The Projects: From PROGRASS to the Circular Carbon Economy

Since 2008 the PROGRASS community has developed a number of research-practice projects based on the utilisation of unused grasslands and biowaste in Europe mobilising more than 15 Mio € in Research and Development for a Climate Friendly Circular Economy.

Our initiative is based on an approach which we called IFBB “Integrated Fuel from Biowaste and Biogas”, which was based on the works of Prof. Konrad Scheffer in the early years of the new millennium. The approach facilitates the conversion from grass wastes and landscape materials into energy.

The first PROGRASS project designed by Prof. Michael Wachendorf and Dr. Tim Scholze, upscaled the IFBB method to demonstrator size and piloted it in four European regions in Germany, Wales, Estonia and in a holistic approach which involved local farmers and nature protection areas.

PROGRASS was transferred to different European regions, firstly in the DANUBENERGY project, involving 8 regions in riparian flood-plans from Central Europe from Austria, Czech Republic, Italy, Slovenia, Hungary; Poland, Germany and Slovakia. In parallel, the COMBINE project focused on grass and landscape management materials covered from roadsides and verges in Germany, France, Wales and Belgium. Both projects were funded by INTERREG programmes. At that time, a first large scale IFBB plant was introduced at the Environmental processing plant of the city of Baden-Baden by Bernhard Schäfer, securing the upscaling to full scale and a high Technology Readiness Level.

Meanwhile our teams also researched and developed recovery and energetic conversion concepts for urban biomasses in the project MUBIGEN, funded by the European Institute of Technology (H2020) and analysed their potentials in two municipalities in Kassel (DE) and Reggio Emilia (IT).

In 2016 the approach was extended from a solely energetic conversion to a product development pathway by adding a pyrolysis stage to the IFBB technology. This way, for the first time, activated charcoal could be produced from different biowastes stemming from grass, wood and biowaste from households.
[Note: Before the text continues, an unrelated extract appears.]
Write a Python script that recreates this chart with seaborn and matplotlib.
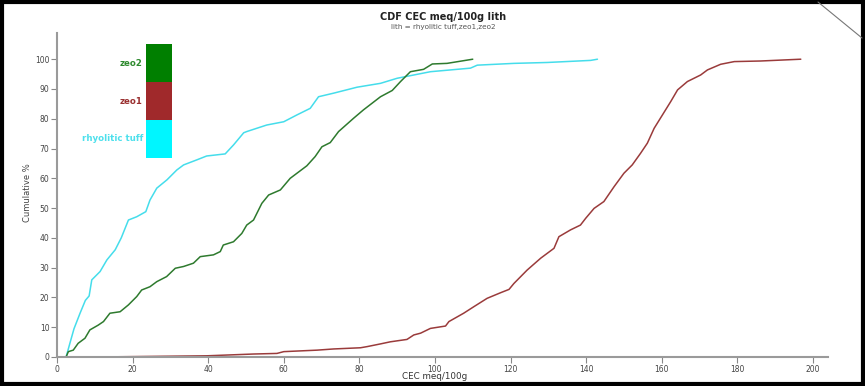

This project, called RE-DIRECT, was carried out by a multi-stakeholder partnership from universities, research and education institutes and energy counselling agencies from DE, UK, IR, BE and FR. The conversion into carbon feedstock was extensively piloted and analysed and, thanks to INTERREG NEW funding a large scale urban and a small scale rural pyrolysis plant could be installed in Baden-Baden (DE) and Bangor (Wales).

The current project THREE C (2020-2023) addresses the challenge to stimulate innovations and innovative capacity of SMEs, creating business and entrepreneurship in the new field of the Circular Carbon Economy.

7 regional CC (circular carbon) hubs will provide support for (foremost small and new) entrepreneurs and SME working in the circular carbon and charcoal sector, incubating their business development.

A central CC lab will be installed to cover different aspects of charcoal analytics and provide recommendations on product composition and a database on different charcoal qualities and eventually a CC quality label.

Eventually, with the THREE C project PROGRASS will become a CC-Net – a European network which will render services to those regions that want to become active in the Circular Carbon Economy.